── Provided entries ──

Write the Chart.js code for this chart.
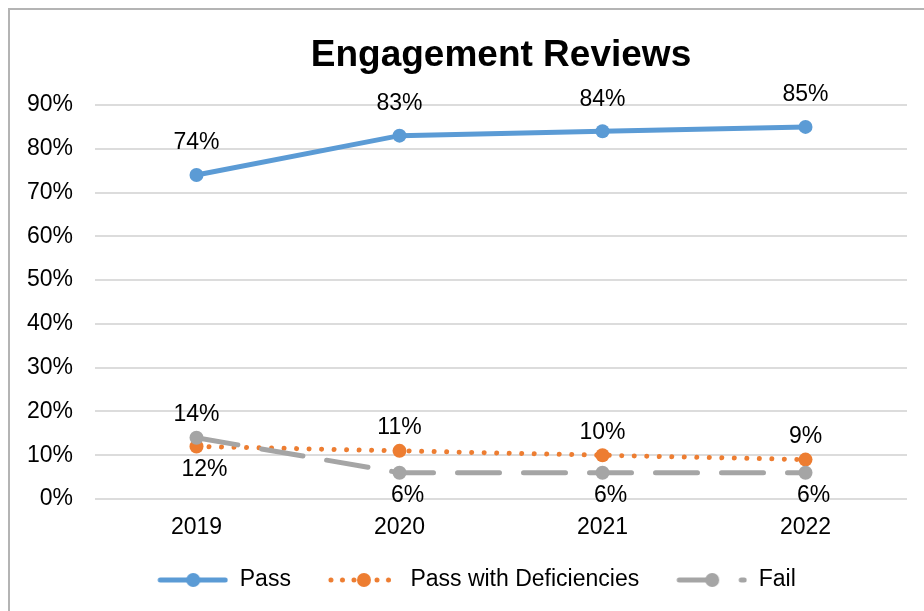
<!DOCTYPE html>
<html>
<head>
<meta charset="utf-8">
<title>Engagement Reviews</title>
<script src="https://cdn.jsdelivr.net/npm/chart.js@4.4.1/dist/chart.umd.min.js"></script>
<style>
  html, body { margin: 0; padding: 0; background: #fff; overflow: hidden; }
  .frame { position: absolute; left: 8px; top: 8px; width: 1000px; height: 1000px; border: 2px solid #b4b4b4; box-sizing: border-box; }
  .wrap { position: absolute; left: 0; top: 0; width: 924px; height: 611px; }
</style>
</head>
<body>
<div class="frame"></div>
<div class="wrap"><canvas id="lineChart" width="924" height="611"></canvas></div>
<script>
const years = ['2019', '2020', '2021', '2022'];
const passValues = [74, 83, 84, 85];
const deficiencyValues = [12, 11, 10, 9];
const failValues = [14, 6, 6, 6];
const yMin = 0;
const yMax = 90;
const yStep = 10;

const FONT = '"Liberation Sans", Arial, sans-serif';

// legend symbol: line with a marker in the middle, drawn into a small canvas
function legendSymbol(color, dash, width) {
  const c = document.createElement('canvas');
  c.width = 85;
  c.height = 18;
  const g = c.getContext('2d');
  g.strokeStyle = color;
  g.fillStyle = color;
  g.lineWidth = width;
  g.lineCap = 'round';
  g.setLineDash(dash);
  g.beginPath();
  g.moveTo(17, 9);
  g.lineTo(82, 9);
  g.stroke();
  g.setLineDash([]);
  g.beginPath();
  g.arc(50, 9, 7, 0, Math.PI * 2);
  g.fill();
  return c;
}

const valueLabels = {
  id: 'valueLabels',
  afterDatasetsDraw(chart) {
    const ctx = chart.ctx;
    ctx.save();
    ctx.font = '23px ' + FONT;
    ctx.fillStyle = '#000';
    ctx.textAlign = 'center';
    ctx.textBaseline = 'middle';
    chart.data.datasets.forEach((ds, i) => {
      const meta = chart.getDatasetMeta(i);
      meta.data.forEach((pt, j) => {
        const below = ds.labelBelow[j];
        const x = below ? pt.x + 8 : pt.x;
        const y = below ? pt.y + 23 : pt.y - ds.labelGap;
        ctx.fillText(ds.data[j] + '%', x, y);
      });
    });
    ctx.restore();
  }
};

// the legend sits a little right of the canvas centre in the original
const legendShift = {
  id: 'legendShift',
  afterLayout(chart) {
    if (chart.legend) {
      chart.legend.left += 16;
      chart.legend.right += 16;
    }
  }
};

document.addEventListener('DOMContentLoaded', () => {
  const canvas = document.getElementById('lineChart');
  new Chart(canvas, {
    type: 'line',
    data: {
      labels: years,
      datasets: [
        {
          label: 'Pass',
          data: passValues,
          borderColor: '#5b9bd5',
          backgroundColor: '#5b9bd5',
          borderWidth: 5,
          pointRadius: 7,
          pointBorderWidth: 0,
          order: 3,
          labelGap: 32,
          labelBelow: [false, false, false, false],
          symbol: legendSymbol('#5b9bd5', [], 5)
        },
        {
          label: 'Pass with Deficiencies',
          data: deficiencyValues,
          borderColor: '#ed7d31',
          backgroundColor: '#ed7d31',
          borderWidth: 5,
          borderDash: [0.01, 12.5],
          borderCapStyle: 'round',
          pointRadius: 7,
          pointBorderWidth: 0,
          order: 2,
          labelGap: 23,
          labelBelow: [true, false, false, false],
          symbol: legendSymbol('#ed7d31', [0.01, 11.5], 5)
        },
        {
          label: 'Fail',
          data: failValues,
          borderColor: '#a5a5a5',
          backgroundColor: '#a5a5a5',
          borderWidth: 5,
          borderDash: [42, 24],
          borderCapStyle: 'round',
          pointRadius: 7,
          pointBorderWidth: 0,
          order: 1,
          labelGap: 23,
          labelBelow: [false, true, true, true],
          symbol: legendSymbol('#a5a5a5', [36, 26], 5)
        }
      ]
    },
    options: {
      responsive: false,
      animation: false,
      devicePixelRatio: 1,
      layout: {
        padding: { left: 0, right: 17, top: 0, bottom: 9.5 }
      },
      elements: {
        line: { tension: 0 }
      },
      scales: {
        x: {
          offset: true,
          grid: { display: false, drawTicks: false },
          border: { display: false },
          ticks: {
            color: '#000',
            padding: 14.7,
            font: { family: FONT, size: 23 }
          },
          afterFit: (scale) => { scale.height = 46.5; }
        },
        y: {
          min: yMin,
          max: yMax,
          grid: { color: '#dcdcdc', lineWidth: 2, drawTicks: false },
          border: { display: false },
          ticks: {
            stepSize: yStep,
            color: '#000',
            padding: 22,
            font: { family: FONT, size: 23 },
            callback: (v) => v + '%'
          },
          afterFit: (scale) => { scale.width = 95; }
        }
      },
      plugins: {
        title: {
          display: true,
          text: 'Engagement Reviews',
          fullSize: false,
          color: '#000',
          font: { family: FONT, size: 37, weight: 'bold', lineHeight: 1.2 },
          padding: { top: 33.8, bottom: 26.8 }
        },
        legend: {
          position: 'bottom',
          labels: {
            usePointStyle: true,
            pointStyleWidth: 85,
            padding: 23,
            color: '#000',
            font: { family: FONT, size: 23 },
            generateLabels: (chart) => chart.data.datasets.map((ds, i) => ({
              text: ds.label,
              pointStyle: ds.symbol,
              fontColor: '#000',
              hidden: false,
              datasetIndex: i
            }))
          }
        },
        tooltip: { enabled: false }
      }
    },
    plugins: [valueLabels, legendShift]
  });
});
</script>
</body>
</html>
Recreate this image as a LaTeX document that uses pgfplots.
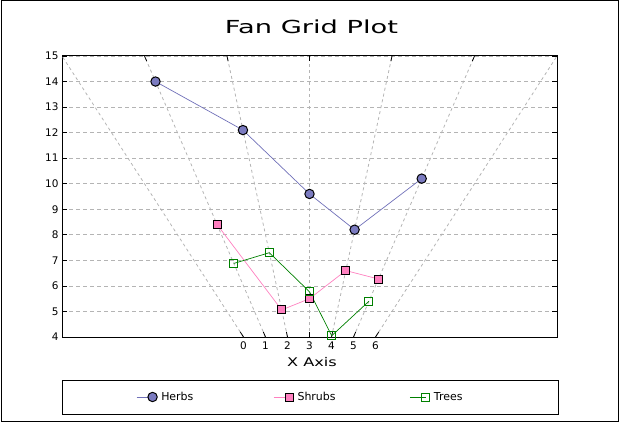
\documentclass[border=0pt]{standalone}
\usepackage{pgfplots}
\pgfplotsset{compat=1.18}
\usepackage{graphicx}
\usepackage{fontspec}
\setmainfont{DejaVu Sans}
\definecolor{herbs}{HTML}{7B7BC0}
\definecolor{herbline}{HTML}{7070B8}
\definecolor{shrubs}{HTML}{FF80C0}
\definecolor{trees}{HTML}{008000}
\definecolor{gridc}{HTML}{B4B4B4}
\begin{document}
\begin{tikzpicture}[x=1bp,y=1bp]
\useasboundingbox (0,0) rectangle (622,423);
\draw[line width=1bp] (1,1.5) rectangle (618.5,422.5);
\node[font=\fontsize{18}{20}\selectfont, inner sep=0pt] at (311.5,396.5) {\scalebox{1.52}[1]{Fan Grid Plot}};
\node[font=\fontsize{12}{14}\selectfont, inner sep=0pt] at (312,61) {\scalebox{1.35}[1]{X Axis}};
\draw[line width=1bp] (62.5,9) rectangle (558,43);
\begin{axis}[
  at={(62bp,86bp)}, anchor=south west, scale only axis,
  width=495bp, height=281bp,
  xmin=-8.25, xmax=14.25, ymin=4, ymax=15,
  clip=false,
  axis line style={line width=1bp},
  tick align=inside,
  major tick length=5bp,
  xtick={0,1,2,3,4,5,6},
  xtick style={draw=none},
  xtick pos=bottom,
  ytick={4,5,...,15},
  ytick pos=both, yticklabel pos=left,
  ytick style={line width=0.8bp, black},
  ymajorgrids,
  grid style={gridc, dash pattern=on 4bp off 3bp, line width=0.8bp},
  tick label style={font=\fontsize{10.5}{12}\selectfont},
  /pgf/number format/assume math mode=true,
  yticklabel style={xshift=0bp},
  xticklabel style={yshift=-1bp},
  legend columns=3,
  legend style={draw=none, fill=none, at={(0.1495,-0.2135)}, anchor=west,
    font=\fontsize{11}{13}\selectfont, inner sep=0pt,
    /tikz/every odd column/.append style={column sep=2bp}},
  legend image code/.code={\draw[mark repeat=2,mark phase=2,#1] plot coordinates {(0bp,0bp) (16bp,0bp)};},
]
% fan grid lines
\addplot[gridc, dash pattern=on 3bp off 3bp, line width=0.8bp, forget plot] coordinates {(0,4) (-8.25,15)};
\addplot[gridc, dash pattern=on 3bp off 3bp, line width=0.8bp, forget plot] coordinates {(1,4) (-4.5,15)};
\addplot[gridc, dash pattern=on 3bp off 3bp, line width=0.8bp, forget plot] coordinates {(2,4) (-0.75,15)};
\addplot[gridc, dash pattern=on 3bp off 3bp, line width=0.8bp, forget plot] coordinates {(3,4) (3,15)};
\addplot[gridc, dash pattern=on 3bp off 3bp, line width=0.8bp, forget plot] coordinates {(4,4) (6.75,15)};
\addplot[gridc, dash pattern=on 3bp off 3bp, line width=0.8bp, forget plot] coordinates {(5,4) (10.5,15)};
\addplot[gridc, dash pattern=on 3bp off 3bp, line width=0.8bp, forget plot] coordinates {(6,4) (14.25,15)};
% slanted ticks bottom
\addplot[black, line width=0.8bp, forget plot] coordinates {(0,4) (-0.15,4.2)};
\addplot[black, line width=0.8bp, forget plot] coordinates {(1,4) (0.9,4.2)};
\addplot[black, line width=0.8bp, forget plot] coordinates {(2,4) (1.95,4.2)};
\addplot[black, line width=0.8bp, forget plot] coordinates {(3,4) (3,4.2)};
\addplot[black, line width=0.8bp, forget plot] coordinates {(4,4) (4.05,4.2)};
\addplot[black, line width=0.8bp, forget plot] coordinates {(5,4) (5.1,4.2)};
\addplot[black, line width=0.8bp, forget plot] coordinates {(6,4) (6.15,4.2)};
% slanted ticks top
\addplot[black, line width=0.8bp, forget plot] coordinates {(-4.5,15) (-4.4,14.8)};
\addplot[black, line width=0.8bp, forget plot] coordinates {(-0.75,15) (-0.7,14.8)};
\addplot[black, line width=0.8bp, forget plot] coordinates {(3,15) (3,14.8)};
\addplot[black, line width=0.8bp, forget plot] coordinates {(6.75,15) (6.7,14.8)};
\addplot[black, line width=0.8bp, forget plot] coordinates {(10.5,15) (10.4,14.8)};
% data
\addplot[herbline, line width=0.7bp, mark=*, mark size=4.7bp,
  mark options={fill=herbs, draw=black, line width=1bp}]
  coordinates {(-4,14) (-0.025,12.1) (3,9.6) (5.05,8.2) (8.1,10.2)};
\addlegendentry{\makebox[110bp][l]{Herbs}}
\addplot[shrubs, line width=0.7bp, mark=square*, mark size=4bp,
  mark options={fill=shrubs, draw=black, line width=1bp}]
  coordinates {(-1.2,8.4) (1.735,5.06) (3,5.5) (4.65,6.6) (6.135,6.27)};
\addlegendentry{\makebox[110bp][l]{Shrubs}}
\addplot[trees, line width=0.7bp, mark=square, mark size=4bp,
  mark options={draw=trees, fill=none, line width=1bp}]
  coordinates {(-0.44,6.88) (1.175,7.3) (3,5.77) (4.01,4.05) (5.7,5.4)};
\addlegendentry{Trees}
\end{axis}
\end{tikzpicture}
\end{document}
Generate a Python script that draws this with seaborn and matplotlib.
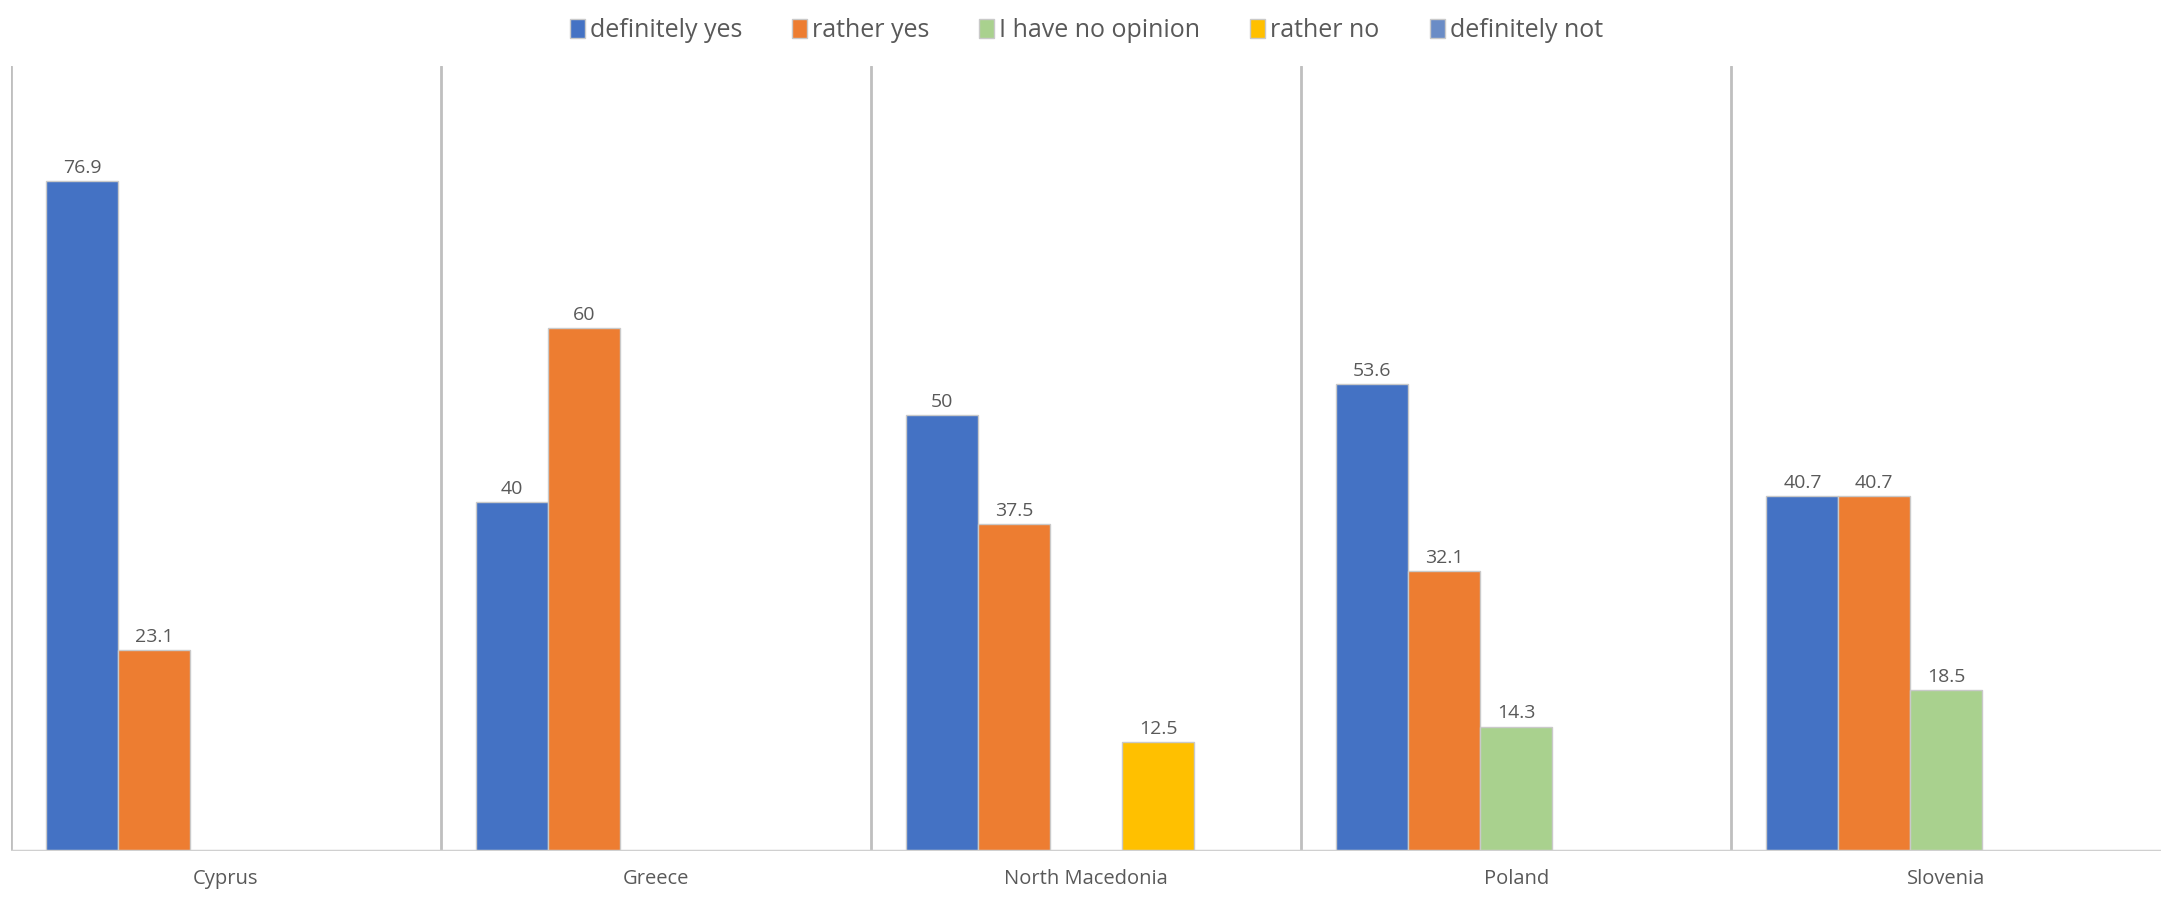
import pandas as pd
import matplotlib
matplotlib.use("Agg")
import matplotlib.pyplot as plt
import seaborn as sns

# ---------------------------------------------------------------------------
# data
# ---------------------------------------------------------------------------
countries = ["Cyprus", "Greece", "North Macedonia", "Poland", "Slovenia"]
answers = ["definitely yes", "rather yes", "I have no opinion", "rather no", "definitely not"]

definitely_yes = [76.9, 40, 50, 53.6, 40.7]
rather_yes = [23.1, 60, 37.5, 32.1, 40.7]
no_opinion = [0, 0, 0, 14.3, 18.5]
rather_no = [0, 0, 12.5, 0, 0]
definitely_not = [0, 0, 0, 0, 0]

colors = ["#4472C4", "#ED7D31", "#A9D18E", "#FFC000", "#6A8CC6"]

series = [definitely_yes, rather_yes, no_opinion, rather_no, definitely_not]
rows = []
for ans, vals in zip(answers, series):
    for c, v in zip(countries, vals):
        rows.append({"country": c, "answer": ans, "value": v})
df = pd.DataFrame(rows)

# ---------------------------------------------------------------------------
# plot
# ---------------------------------------------------------------------------
sns.set_theme(style="white")
plt.rcParams["font.family"] = ["Open Sans", "DejaVu Sans"]

fig = plt.figure(figsize=(21.7, 8.98), dpi=100)
ax = fig.add_axes([0.005, 0.052, 0.991, 0.874])

sns.barplot(data=df, x="country", y="value", hue="answer", order=countries,
            hue_order=answers, palette=colors, width=0.836, ax=ax,
            edgecolor="#c9c9c9", linewidth=1.0, saturation=1, legend=True)

ax.set_ylim(0, 90)
ax.set_xlim(-0.5, len(countries) - 0.5)

# data labels, only for non-empty bars
for cont in ax.containers:
    labels = [f"{b.get_height():g}" if b.get_height() > 0 else "" for b in cont]
    ax.bar_label(cont, labels=labels, padding=3, fontsize=14, color="#595959")

# category separators
for i in range(len(countries)):
    ax.axvline(i - 0.5, color="#bfbfbf", linewidth=2, zorder=0)
ax.axhline(0, color="#d0d0d0", linewidth=2.5, zorder=3)

for s in ["top", "right", "left", "bottom"]:
    ax.spines[s].set_visible(False)
ax.set_yticks([])
ax.set_xlabel("")
ax.set_ylabel("")
ax.tick_params(axis="x", length=0, pad=13, labelsize=14.5, labelcolor="#595959")

ax.legend(loc="upper center", bbox_to_anchor=(0.5, 1.09), ncol=5, frameon=False,
          fontsize=18, handlelength=0.6, handleheight=0.8, handletextpad=0.2,
          columnspacing=2.0, labelcolor="#595959")

fig.savefig("out.png", dpi=100)
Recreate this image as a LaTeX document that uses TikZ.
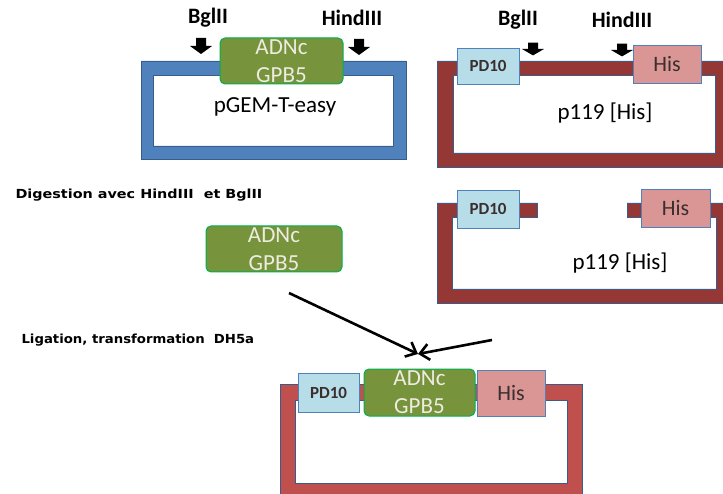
\documentclass[tikz,border=0pt]{standalone}
\usepackage{fontspec}
\setmainfont{Carlito}
\newfontfamily\notefont{DejaVu Sans}
\usepackage{graphicx}
\usetikzlibrary{arrows.meta, positioning}

\definecolor{vecblue}{HTML}{4F81BD}
\definecolor{edgeblue}{HTML}{385D8A}
\definecolor{vecred}{HTML}{953735}
\definecolor{ligred}{HTML}{C0504D}
\definecolor{insgreen}{HTML}{77933C}
\definecolor{insedge}{HTML}{00B050}
\definecolor{instext}{HTML}{EEECE1}
\definecolor{pdblue}{HTML}{B7DEE8}
\definecolor{hispink}{HTML}{D99694}
\definecolor{tagtext}{HTML}{3A2E2E}

\tikzset{
    cutmark/.pic={\fill[black] (-5,-8) -- (5,-8) -- (5,0) -- (11,0) -- (0,8)
                  -- (-11,0) -- (-5,0) -- cycle;}
}

\begin{document}
\begin{tikzpicture}[x=1pt, y=-1pt,
    vec/.style={fill=#1, draw=edgeblue, line width=0.8pt, even odd rule},
    ins/.style={draw=insedge, fill=insgreen, line width=1pt, rounded corners=5pt,
                inner sep=0pt, font=\fontsize{23}{28}\selectfont, text=instext, align=center},
    tag/.style={draw=vecblue, line width=0.8pt, fill=#1, inner sep=0pt, text=tagtext},
    site/.style={font=\fontsize{22}{24}\selectfont\bfseries},
    plasmid/.style={font=\fontsize{23}{26}\selectfont},
    note/.style={font=\notefont\bfseries\fontsize{12.5}{14}\selectfont, anchor=west},
    ligarrow/.style={-{Straight Barb[length=9pt, width=16pt]}, line width=2.6pt}
]
\useasboundingbox (0,0) rectangle (723,494);

% Vectors
\path[vec=vecblue] (141,61) rectangle (406,159) (153,75) rectangle (393,146);
\path[vec=vecred] (437,61) rectangle (730,167) (453,75) rectangle (715,153);
\path[vec=vecred] (537,203) -- (437,203) -- (437,303) -- (730,303) -- (730,203)
    -- (627,203) -- (627,217) -- (716,217) -- (716,289) -- (452,289) -- (452,217)
    -- (537,217) -- cycle;
\path[vec=ligred] (280,384) rectangle (582,500) (295,400) rectangle (567,483);

% pGEM-T-easy
\node[ins, minimum width=123pt, minimum height=46pt] (gpbA) at (281.5,61) {ADNc\\GPB5};
\node[site] (bglA) at (208,18) {BglII};
\node[site] (hindA) at (352,18) {HindIII};
\pic (cutA1) at (201,46) {cutmark};
\pic (cutA2) at (359,47) {cutmark};
\node[plasmid] (pgem) at (275,107) {pGEM-T-easy};

% p119 [His]
\node[tag=pdblue, minimum width=62pt, minimum height=36pt,
      font=\fontsize{17}{20}\selectfont\bfseries] (pdA) at (488,66) {PD10};
\node[tag=hispink, minimum width=68pt, minimum height=38pt,
      font=\fontsize{22}{26}\selectfont] (hisA) at (667,64) {His};
\node[site] (bglB) at (518,20) {BglII};
\node[site] (hindB) at (622,20) {HindIII};
\pic[yscale=0.8] (cutB1) at (533,49) {cutmark};
\pic[yscale=0.8] (cutB2) at (622,50) {cutmark};
\node[plasmid] (pA) at (605,113) {p119 [His]};

% Digestion
\node[note] (dig) at (12,195) {\scalebox{1.15}[1]{Digestion avec HindIII\ \ et BglII}};
\node[ins, minimum width=136pt, minimum height=46pt] (gpbB) at (274,249) {ADNc\\GPB5};
\node[tag=pdblue, minimum width=62pt, minimum height=38pt,
      font=\fontsize{17}{20}\selectfont\bfseries] (pdB) at (488,209) {PD10};
\node[tag=hispink, minimum width=69pt, minimum height=38pt,
      font=\fontsize{22}{26}\selectfont] (hisB) at (675.5,208) {His};
\node[plasmid] (pB) at (620,263) {p119 [His]};

% Ligation
\node[note] (lig) at (18,340) {\scalebox{1.06}[1]{Ligation, transformation\ \ DH5a}};
\coordinate (fromL) at (289,293);
\coordinate (fromR) at (492,340);
\coordinate (tip) at (418,354);
\draw[ligarrow] (fromL) -- (tip);
\draw[ligarrow] (fromR) -- (tip);
\node[tag=pdblue, minimum width=61pt, minimum height=39pt,
      font=\fontsize{17}{20}\selectfont\bfseries] (pdC) at (328.5,392.5) {PD10};
\node[ins, minimum width=111pt, minimum height=47pt] (gpbC) at (419.5,392.5) {ADNc\\GPB5};
\node[tag=hispink, minimum width=68pt, minimum height=46pt,
      font=\fontsize{22}{26}\selectfont] (hisC) at (511,393) {His};
\end{tikzpicture}
\end{document}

───

* _Problem requirements_
Everything above from the line with "Generate a Python" through the line with "ax = fig.add_axes([0.005, 0.052, 0.991, 0.874])" should be retyped exactly, and nothing else; omit pictures.

* _Task answer_
Generate a Python script that draws this with seaborn and matplotlib.
import pandas as pd
import matplotlib
matplotlib.use("Agg")
import matplotlib.pyplot as plt
import seaborn as sns

# ---------------------------------------------------------------------------
# data
# ---------------------------------------------------------------------------
countries = ["Cyprus", "Greece", "North Macedonia", "Poland", "Slovenia"]
answers = ["definitely yes", "rather yes", "I have no opinion", "rather no", "definitely not"]

definitely_yes = [76.9, 40, 50, 53.6, 40.7]
rather_yes = [23.1, 60, 37.5, 32.1, 40.7]
no_opinion = [0, 0, 0, 14.3, 18.5]
rather_no = [0, 0, 12.5, 0, 0]
definitely_not = [0, 0, 0, 0, 0]

colors = ["#4472C4", "#ED7D31", "#A9D18E", "#FFC000", "#6A8CC6"]

series = [definitely_yes, rather_yes, no_opinion, rather_no, definitely_not]
rows = []
for ans, vals in zip(answers, series):
    for c, v in zip(countries, vals):
        rows.append({"country": c, "answer": ans, "value": v})
df = pd.DataFrame(rows)

# ---------------------------------------------------------------------------
# plot
# ---------------------------------------------------------------------------
sns.set_theme(style="white")
plt.rcParams["font.family"] = ["Open Sans", "DejaVu Sans"]

fig = plt.figure(figsize=(21.7, 8.98), dpi=100)
ax = fig.add_axes([0.005, 0.052, 0.991, 0.874])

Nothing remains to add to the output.